Menurut Hanif, pihaknya akan melakukan pendekatan pidana dalam temuan tersebut, apalagi jumlah korban dalam kasus itu tidak sedikit.

"Karena ini sudah menimbulkan korban jiwa, maka pendekatan pidananya akan muncul," kata Hanif usai rapat dengan Komisi XII DPR, Rabu (3/12).

Dia menjelaskan, ada tiga sanksi yang bisa diterapkan dalam kasus tersebut. Selain opsi pidana, KLH kata dia juga tak akan segan menjatuhkan sanksi administrasi kepada pemerintah daerah yang melanggar izin penerbitan pemanfaatan hutan.

"Jadi tidak lupa, kami tidak akan ragu-ragu memberikan sanksi ke pemerintah daerah bila mana berdasarkan kajian scientific, dia kebijakannya memperburuk kondisi landscape," katanya.

Selain itu, ada pula sanksi sengketa lingkungan hidup kepada pihak yang terbukti memperparah kondisi banjir. Menurut Hanif, ada asas polluter pays dalam UU Nomor 32 Tahun 2009 tentang Perlindungan dan Pengelolaan Lingkungan Hidup.

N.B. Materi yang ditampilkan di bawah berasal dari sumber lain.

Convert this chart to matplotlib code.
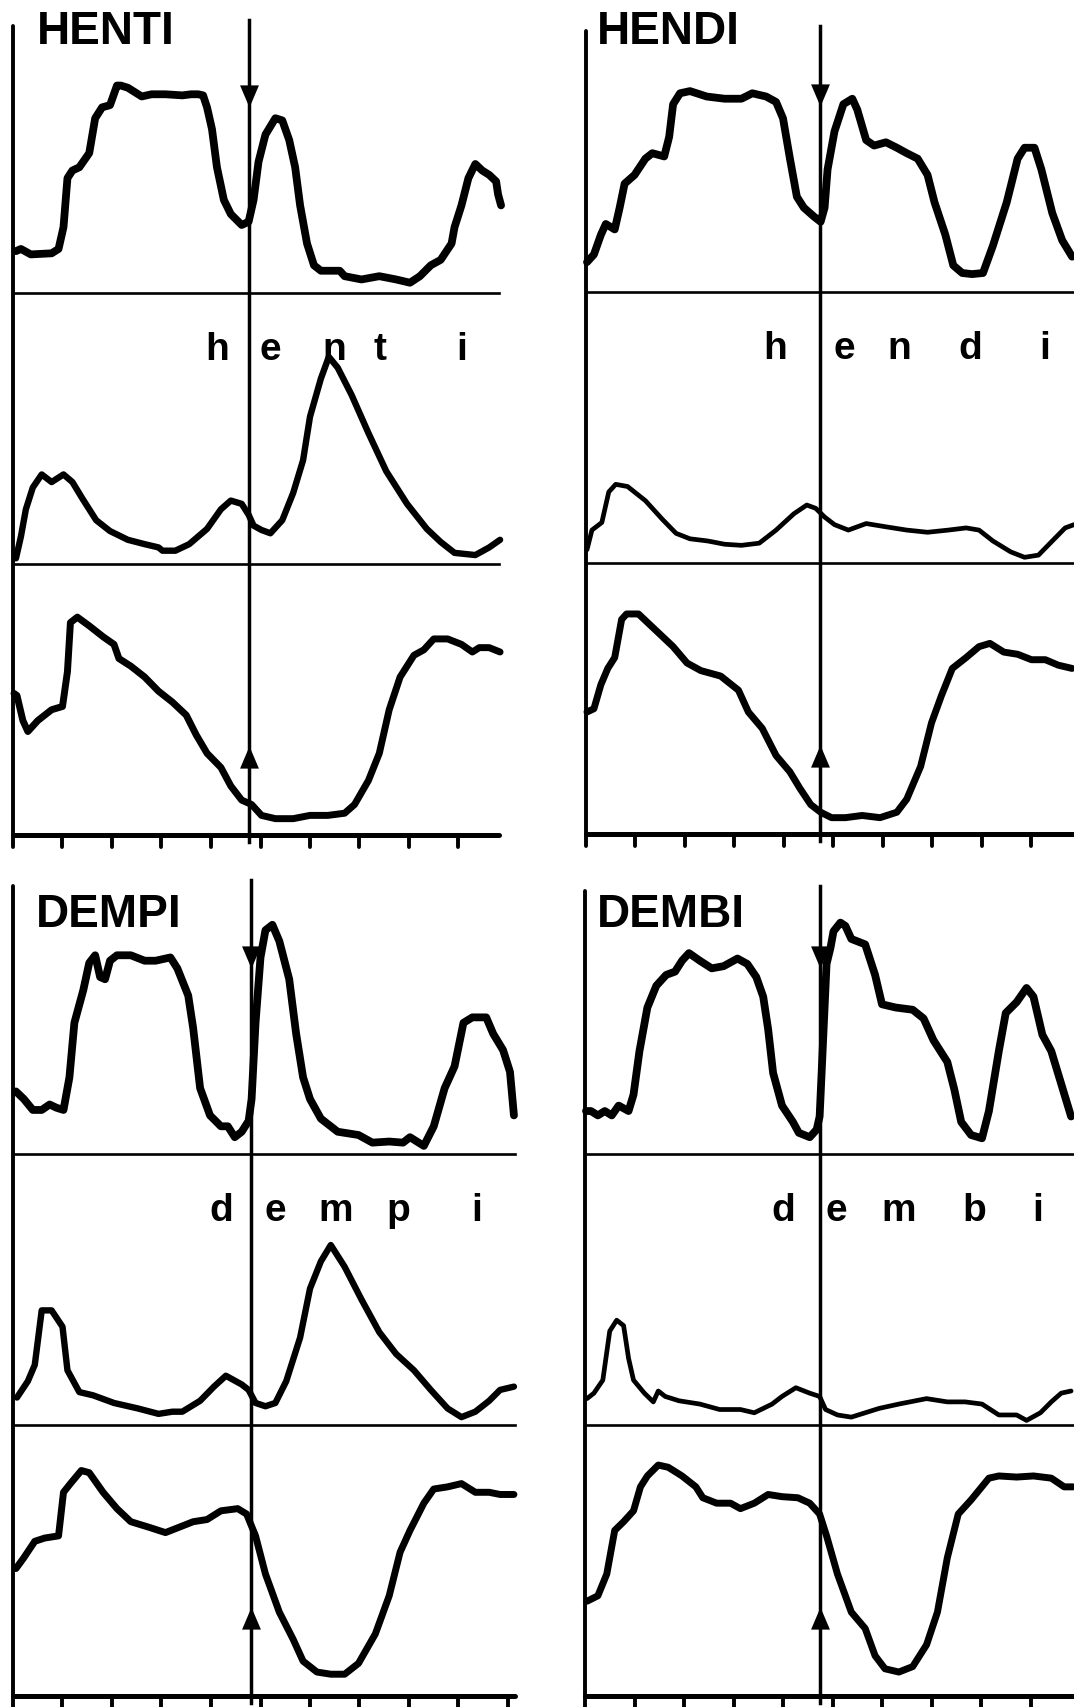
import matplotlib.pyplot as plt

# time in ms from the left axis (one tick = 50 ms)
# amplitude in arbitrary units above each trace's own baseline

# ---- HENTI ----
henti_top_t = [3, 8, 18, 39, 46, 51, 55, 60, 67, 77, 83, 90, 98, 105, 109, 116, 130, 140, 154, 171,
               180, 187, 192, 196, 201, 206, 213, 220, 231, 238, 243, 248, 255, 265, 272, 279, 285, 290,
               297, 304, 311, 321, 330, 335, 352, 370, 387, 401, 411, 422, 432, 443, 446, 453, 460, 467,
               474, 481, 488, 490, 493]
henti_top_y = [38, 40, 35, 36, 40, 60, 105, 112, 115, 128, 160, 170, 172, 190, 190, 188, 180, 182, 182, 181,
               182, 182, 181, 170, 150, 115, 85, 72, 62, 65, 85, 120, 145, 160, 158, 140, 115, 80,
               45, 25, 20, 20, 20, 15, 12, 15, 12, 9, 15, 25, 30, 45, 60, 80, 105, 118,
               112, 108, 102, 90, 80]
henti_mid_t = [3, 8, 13, 20, 29, 39, 51, 60, 70, 84, 98, 116, 133, 147, 151, 164, 178, 196, 210, 220,
               231, 238, 243, 251, 260, 272, 283, 293, 300, 311, 319, 328, 342, 359, 377, 398, 418, 432,
               446, 467, 481, 492]
henti_mid_y = [5, 25, 50, 70, 82, 75, 82, 75, 60, 40, 30, 22, 18, 15, 12, 12, 18, 32, 50, 58,
               55, 45, 35, 31, 28, 40, 65, 95, 135, 170, 190, 180, 155, 120, 85, 55, 32, 20,
               10, 8, 15, 22]
henti_bot_t = [1, 4, 10, 15, 25, 39, 50, 55, 58, 65, 77, 91, 102, 107, 119, 133, 147, 161, 175, 185,
               196, 210, 220, 231, 241, 251, 265, 283, 300, 318, 335, 345, 359, 370, 380, 391, 405, 415,
               425, 439, 453, 464, 471, 481, 492]
henti_bot_y = [130, 128, 105, 95, 105, 115, 118, 150, 195, 200, 192, 182, 175, 162, 155, 145, 132, 122, 110, 92,
               75, 62, 45, 32, 28, 18, 15, 15, 18, 18, 20, 28, 50, 75, 115, 145, 165, 170,
               180, 180, 175, 168, 172, 172, 168]

# ---- HENDI ----
hendi_top_t = [1, 8, 15, 20, 29, 34, 39, 49, 60, 67, 79, 84, 88, 95, 105, 122, 140, 157, 168, 182,
               192, 199, 206, 213, 220, 230, 237, 241, 244, 251, 260, 269, 274, 283, 291, 303, 314, 324,
               335, 345, 352, 363, 371, 380, 390, 401, 411, 425, 436, 443, 453, 460, 471, 481, 491]
hendi_top_y = [27, 34, 52, 62, 57, 77, 99, 107, 122, 127, 124, 142, 172, 182, 184, 179, 177, 177, 182, 179,
               174, 159, 122, 87, 77, 69, 64, 77, 112, 147, 172, 177, 167, 139, 134, 137, 132, 127,
               122, 107, 82, 52, 24, 17, 16, 17, 42, 82, 122, 132, 132, 112, 72, 47, 32]
hendi_mid_t = [1, 6, 16, 23, 30, 42, 60, 77, 91, 105, 123, 140, 157, 175, 192, 210, 223, 232, 241, 251,
               265, 283, 303, 324, 345, 366, 384, 397, 411, 429, 443, 457, 471, 484, 493]
hendi_mid_y = [12, 30, 37, 65, 72, 70, 57, 40, 27, 22, 20, 17, 16, 18, 30, 45, 53, 50, 42, 35,
               30, 36, 33, 30, 28, 30, 32, 30, 20, 10, 5, 7, 20, 32, 35]
hendi_bot_t = [1, 8, 15, 22, 29, 36, 41, 53, 67, 88, 102, 116, 136, 154, 164, 178, 192, 206, 216, 227,
               237, 248, 262, 279, 297, 314, 324, 338, 349, 359, 370, 384, 397, 408, 422, 436, 450, 464,
               477, 491]
hendi_bot_y = [112, 115, 137, 152, 162, 197, 202, 202, 190, 172, 157, 150, 145, 132, 112, 97, 72, 57, 42, 27,
               20, 15, 15, 17, 15, 20, 32, 62, 102, 127, 152, 162, 172, 175, 167, 165, 160, 160,
               155, 152]

# ---- DEMPI ----
dempi_top_t = [3, 11, 20, 29, 37, 44, 51, 57, 62, 71, 77, 83, 88, 93, 98, 105, 119, 133, 144, 159,
               166, 177, 182, 189, 199, 210, 217, 224, 231, 238, 241, 245, 250, 255, 262, 269, 279, 286,
               293, 300, 311, 328, 349, 363, 380, 394, 401, 415, 425, 436, 446, 455, 464, 478, 485, 495,
               502, 506]
dempi_top_y = [57, 50, 40, 40, 45, 42, 40, 70, 120, 150, 175, 182, 162, 160, 177, 182, 182, 177, 177, 180,
               170, 145, 115, 60, 35, 25, 25, 15, 20, 30, 50, 120, 180, 205, 210, 195, 160, 110,
               70, 50, 32, 20, 17, 10, 11, 10, 15, 7, 25, 60, 80, 120, 125, 125, 110, 95,
               75, 35]
dempi_mid_t = [4, 15, 22, 29, 39, 50, 55, 67, 81, 102, 126, 147, 161, 171, 189, 203, 215, 231, 238, 245,
               255, 265, 276, 290, 300, 311, 321, 335, 352, 370, 387, 405, 422, 439, 453, 467, 481, 492,
               506]
dempi_mid_y = [25, 40, 55, 105, 105, 90, 50, 30, 27, 20, 15, 10, 12, 12, 22, 35, 45, 37, 32, 20,
               17, 20, 40, 80, 125, 150, 165, 145, 115, 85, 65, 50, 32, 15, 7, 12, 22, 32,
               35]
dempi_bot_t = [3, 11, 22, 32, 46, 51, 58, 69, 77, 91, 105, 119, 137, 154, 168, 182, 196, 210, 227, 236,
               245, 255, 269, 283, 293, 307, 321, 335, 349, 366, 380, 391, 401, 415, 425, 439, 453, 467,
               481, 492, 506]
dempi_bot_y = [117, 127, 142, 145, 147, 187, 195, 207, 205, 187, 172, 160, 155, 150, 155, 160, 162, 170, 172, 167,
               147, 112, 77, 52, 32, 22, 20, 20, 30, 57, 92, 132, 152, 177, 190, 192, 195, 187,
               187, 185, 185]

# ---- DEMBI ----
dembi_top_t = [1, 6, 13, 20, 27, 34, 44, 49, 55, 63, 72, 82, 91, 98, 105, 116, 128, 140, 154, 164,
               173, 180, 185, 190, 199, 210, 216, 227, 234, 237, 241, 244, 248, 251, 258, 263, 269, 283,
               293, 300, 314, 331, 342, 352, 366, 373, 380, 390, 401, 408, 418, 425, 436, 446, 453, 462,
               471, 481, 491]
dembi_top_y = [39, 39, 35, 39, 35, 44, 39, 54, 94, 134, 154, 164, 167, 177, 184, 177, 170, 172, 179, 174,
               162, 144, 114, 74, 44, 29, 19, 15, 22, 34, 114, 174, 189, 204, 212, 209, 197, 192,
               164, 137, 134, 132, 124, 104, 84, 59, 29, 17, 14, 39, 94, 129, 139, 152, 144, 109,
               94, 64, 34]
dembi_mid_t = [2, 9, 18, 25, 32, 39, 44, 49, 60, 69, 74, 81, 95, 116, 136, 157, 171, 189, 199, 213,
               227, 237, 243, 255, 269, 283, 297, 317, 345, 366, 384, 401, 418, 436, 446, 460, 471, 481,
               491]
dembi_mid_y = [24, 29, 41, 86, 96, 91, 61, 41, 29, 21, 31, 26, 22, 19, 14, 14, 11, 19, 26, 34,
               29, 26, 14, 9, 7, 11, 15, 19, 24, 21, 21, 19, 9, 9, 4, 11, 21, 29,
               31]
dembi_bot_t = [2, 13, 22, 30, 39, 49, 56, 63, 74, 84, 98, 112, 119, 133, 147, 157, 171, 185, 199, 215,
               227, 237, 244, 255, 269, 283, 293, 303, 317, 331, 345, 356, 366, 377, 390, 408, 418, 436,
               453, 471, 484, 493]
dembi_bot_y = [87, 92, 112, 152, 160, 170, 192, 202, 212, 210, 202, 192, 182, 177, 177, 172, 177, 185, 183, 182,
               177, 167, 147, 112, 77, 62, 37, 25, 22, 27, 47, 77, 127, 167, 180, 200, 202, 201,
               202, 200, 192, 192]

words = ['HENTI', 'HENDI', 'DEMPI', 'DEMBI']
phonemes = [['h', 'e', 'n', 't', 'i'], ['h', 'e', 'n', 'd', 'i'],
            ['d', 'e', 'm', 'p', 'i'], ['d', 'e', 'm', 'b', 'i']]
phoneme_t = [[206, 260, 325, 371, 453], [191, 261, 316, 388, 463],
             [210, 265, 326, 389, 468], [200, 254, 317, 393, 457]]
marker_t = [238, 236, 240, 237]

traces = [
    [(henti_top_t, henti_top_y), (henti_mid_t, henti_mid_y), (henti_bot_t, henti_bot_y)],
    [(hendi_top_t, hendi_top_y), (hendi_mid_t, hendi_mid_y), (hendi_bot_t, hendi_bot_y)],
    [(dempi_top_t, dempi_top_y), (dempi_mid_t, dempi_mid_y), (dempi_bot_t, dempi_bot_y)],
    [(dembi_top_t, dembi_top_y), (dembi_mid_t, dembi_mid_y), (dembi_bot_t, dembi_bot_y)],
]

# layout (pixels in the output picture)
W, H = 1074, 1708
PX_MS = 49.5 / 50.0
PX_UNIT = 1.0893
panel_left = [13, 586, 13, 585]
panel_bottom = [836, 835, 1697, 1697]
line_end = [491, 520, 507, 520]
axis_top = [743, 737, 744, 739]
title_t = [24, 11, 23, 12]
title_y = [727, 726, 707, 707]
BASES = [498, 249, 0]
trace_lw = [5.6, 4.6, 5.0]

plt.rcParams['font.family'] = ['Liberation Sans', 'DejaVu Sans']

fig = plt.figure(figsize=(W / 100, H / 100), dpi=100)
fig.patch.set_facecolor('white')

down_head = [(-0.85, 1.0), (0.85, 1.0), (0.0, -1.0)]
up_head = [(-0.85, -1.0), (0.85, -1.0), (0.0, 1.0)]

for i in range(4):
    ax = fig.add_axes([0, 0, 1, 1])
    L, B = panel_left[i], panel_bottom[i]
    ax.set_xlim(-L / PX_MS, (W - L) / PX_MS)
    ax.set_ylim(-(H - B) / PX_UNIT, B / PX_UNIT)
    ax.axis('off')
    ax.patch.set_visible(False)

    end = line_end[i]
    # left axis, bottom axis with ticks, band separators
    ax.plot([0, 0], [-11, axis_top[i]], color='k', lw=2.8, solid_capstyle='round')
    ax.plot([0, end], [0, 0], color='k', lw=3.6, solid_capstyle='round')
    for t in range(50, end, 50):
        ax.plot([t, t], [0, -11], color='k', lw=2.8, solid_capstyle='round')
    ax.plot([0, end], [BASES[1], BASES[1]], color='k', lw=1.9)
    ax.plot([0, end], [BASES[0], BASES[0]], color='k', lw=1.9)

    # segmentation line with arrows
    mt = marker_t[i]
    ax.plot([mt, mt], [-6, axis_top[i] + 5], color='k', lw=2.5)
    ax.plot(mt, 678, marker=down_head, ms=16, color='k', mew=0)
    ax.plot(mt, 72, marker=up_head, ms=16, color='k', mew=0)

    for k, (tt, yy) in enumerate(traces[i]):
        lw = trace_lw[k]
        if k == 1 and i in (1, 3):
            lw = 3.4
        ax.plot(tt, [BASES[k] + v for v in yy], color='k', lw=lw,
                solid_joinstyle='round', solid_capstyle='round')

    ax.text(title_t[i], title_y[i], words[i], fontsize=33, fontweight='bold',
            ha='left', va='baseline')
    for ch, t in zip(phonemes[i], phoneme_t[i]):
        ax.text(t, 437, ch, fontsize=28, fontweight='bold', ha='center', va='baseline')

fig.savefig('out.png', dpi=100)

"Demikian itu kan harus ada yang memulihkan. Undang-Undang 32 [2009] menganut asas polluter pays, jadi semua pencemar wajib membayar. Ini pasti kami tempuh," katanya.

Selain mengancam tiga bentuk sanksi, Hanif mengatakan KLH juga telah melakukan evaluasi terhadap penerbitan izin pemanfaatan lingkungan. Dia bilang, KLH saat ini telah mencabut sementara semua penerbitan izin tersebut untuk dikaji ulang.

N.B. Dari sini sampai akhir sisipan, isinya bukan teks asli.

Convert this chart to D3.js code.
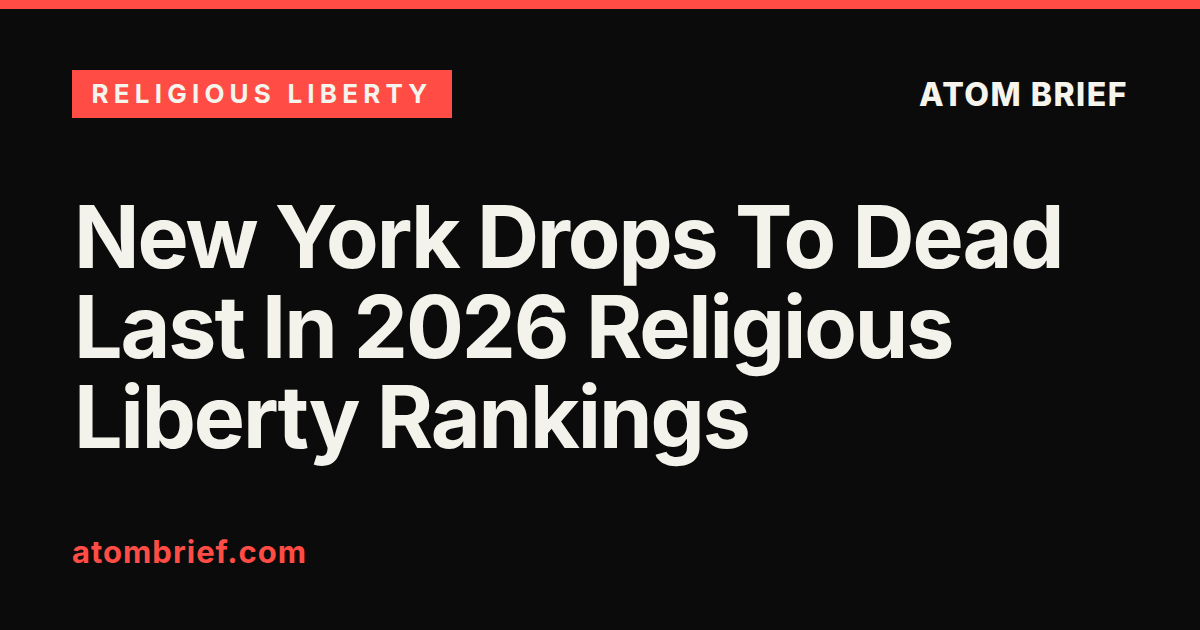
<!DOCTYPE html>
<html><head><meta charset="utf-8">
<script src="https://cdn.jsdelivr.net/npm/d3@7"></script>
<style>body{margin:0;background:#0b0b0b}</style>
</head><body>
<svg id="card" width="1200" height="630"></svg>
<script>
var tag = "RELIGIOUS LIBERTY";
var brand = "ATOM BRIEF";
var titleLines = ["New York Drops To Dead", "Last In 2026 Religious", "Liberty Rankings"];
var site = "atombrief.com";

var svg = d3.select("#card");
svg.append("rect").attr("width",1200).attr("height",630).attr("fill","#0b0b0b");
svg.append("rect").attr("width",1200).attr("height",9).attr("fill","#ff4d45");

svg.append("rect").attr("x",72).attr("y",70).attr("width",380).attr("height",48).attr("fill","#ff4d45");
svg.append("text").attr("x",262).attr("y",103).attr("text-anchor","middle")
  .attr("font-family","Inter").attr("font-weight",700).attr("font-size",26)
  .attr("letter-spacing",5.2).attr("fill","#f5f5ee").text(tag);

svg.append("text").attr("x",1128).attr("y",106).attr("text-anchor","end")
  .attr("font-family","Inter").attr("font-weight",800).attr("font-size",32)
  .attr("letter-spacing",1.5).attr("fill","#f5f5ee").text(brand);

var y = d3.scalePoint().domain(d3.range(titleLines.length)).range([268,448]);
svg.selectAll("text.title").data(titleLines).join("text").attr("class","title")
  .attr("x",74).attr("y",(d,i)=>y(i))
  .attr("font-family","Inter").attr("font-weight",700).attr("font-size",86)
  .attr("letter-spacing",-2.1).attr("fill","#f3f3ec").text(d=>d);

svg.append("text").attr("x",72).attr("y",563)
  .attr("font-family","Inter").attr("font-weight",700).attr("font-size",31)
  .attr("letter-spacing",1).attr("fill","#ff4d45").text(site);
</script>
</body></html>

"Jadi mulai hari ini kami menarik semua dokumen persetujuan lingkungan, terutama di DAS itu untuk kemudian kita melakukan review. Kalau memang tidak bisa diteruskan, ya itu harus berubah kegiatan dan seterusnya," katanya. 

Sebelumnya, Hanif menyebut ada delapan perusahaan yang diduga berkontribusi memperparah banjir di Sumut.

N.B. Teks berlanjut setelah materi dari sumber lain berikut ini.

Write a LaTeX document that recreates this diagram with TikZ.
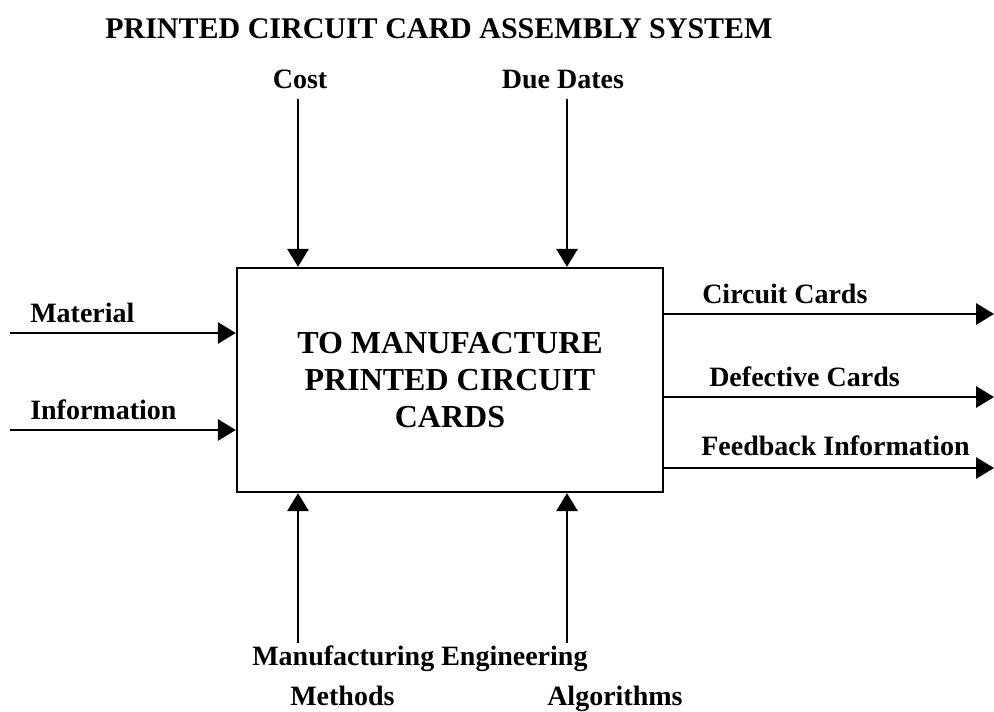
\documentclass[tikz,border=0pt]{standalone}
\usepackage{fontspec}
\setmainfont{Liberation Serif}
\usetikzlibrary{arrows.meta}
\begin{document}
\begin{tikzpicture}[x=0.75pt,y=-0.75pt,
  lbl/.style={font=\fontsize{21}{25}\selectfont\bfseries, inner sep=0pt},
  flow/.style={line width=1.6pt, -{Triangle[length=13.5pt,width=16pt]}},
  procbox/.style={draw, line width=1.8pt, minimum width=319.5pt, minimum height=168pt,
    align=center, font=\fontsize{24}{27.75}\selectfont\bfseries}]
\useasboundingbox (0,0) rectangle (994,712);

% title
\node[lbl, font=\fontsize{22.5}{27}\selectfont\bfseries, anchor=base west] (title) at (105,39)
  {PRINTED CIRCUIT CARD ASSEMBLY SYSTEM};

% activity box
\node[procbox] (box) at (450,380) {TO MANUFACTURE\\PRINTED CIRCUIT\\CARDS};

% controls (top)
\node[lbl, anchor=base] (cost) at (300,89) {Cost};
\node[lbl, anchor=base] (due) at (563,89) {Due Dates};
\coordinate (costS) at (298,99);
\coordinate (dueS) at (567,99);
\draw[flow] (costS) -- (costS |- box.north);
\draw[flow] (dueS) -- (dueS |- box.north);

% inputs (left)
\node[lbl, anchor=base west] (mat) at (30,323) {Material};
\node[lbl, anchor=base west] (info) at (30,419) {Information};
\coordinate (matS) at (10,333);
\coordinate (infoS) at (10,430);
\draw[flow] (matS) -- (matS -| box.west);
\draw[flow] (infoS) -- (infoS -| box.west);

% outputs (right)
\node[lbl, anchor=base west] (cc) at (702,304) {Circuit Cards};
\node[lbl, anchor=base west] (dc) at (709,386) {Defective Cards};
\node[lbl, anchor=base west] (fb) at (701,455) {Feedback Information};
\coordinate (ccE) at (994,314);
\coordinate (dcE) at (994,397);
\coordinate (fbE) at (994,468);
\draw[flow] (ccE -| box.east) -- (ccE);
\draw[flow] (dcE -| box.east) -- (dcE);
\draw[flow] (fbE -| box.east) -- (fbE);

% mechanisms (bottom)
\coordinate (mechA) at (298,643);
\coordinate (mechB) at (567,643);
\draw[flow] (mechA) -- (mechA |- box.south);
\draw[flow] (mechB) -- (mechB |- box.south);
\node[lbl, anchor=base west] (manu) at (252,665) {Manufacturing};
\node[lbl, anchor=base west] (eng) at (441,665) {Engineering};
\node[lbl, anchor=base west] (meth) at (290,705) {Methods};
\node[lbl, anchor=base west] (algo) at (547,705) {Algorithms};
\end{tikzpicture}
\end{document}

Ia mengatakan delapan perusahaan itu terdiri atas perusahaan tanaman industri, tambang emas hingga perusahaan sawit. Hanif mengatakan mereka beraktivitas di sekitar daerah aliran sungai (DAS) Batang Toru, Tapanuli Selatan.

Hanif mengatakan temuan ini juga terkonfirmasi dari hasil analisa citra satelit. Deputi Penegakan Hukum Kementerian LH pun telah melayangkan panggilan kepada delapan perusahaan tersebut.

Ia menjelaskan panggilan itu untuk meminta penjelasan dari delapan perusahaan terkait asal-usul kayu-kayu yang hanyut saat hujan deras di Sumut.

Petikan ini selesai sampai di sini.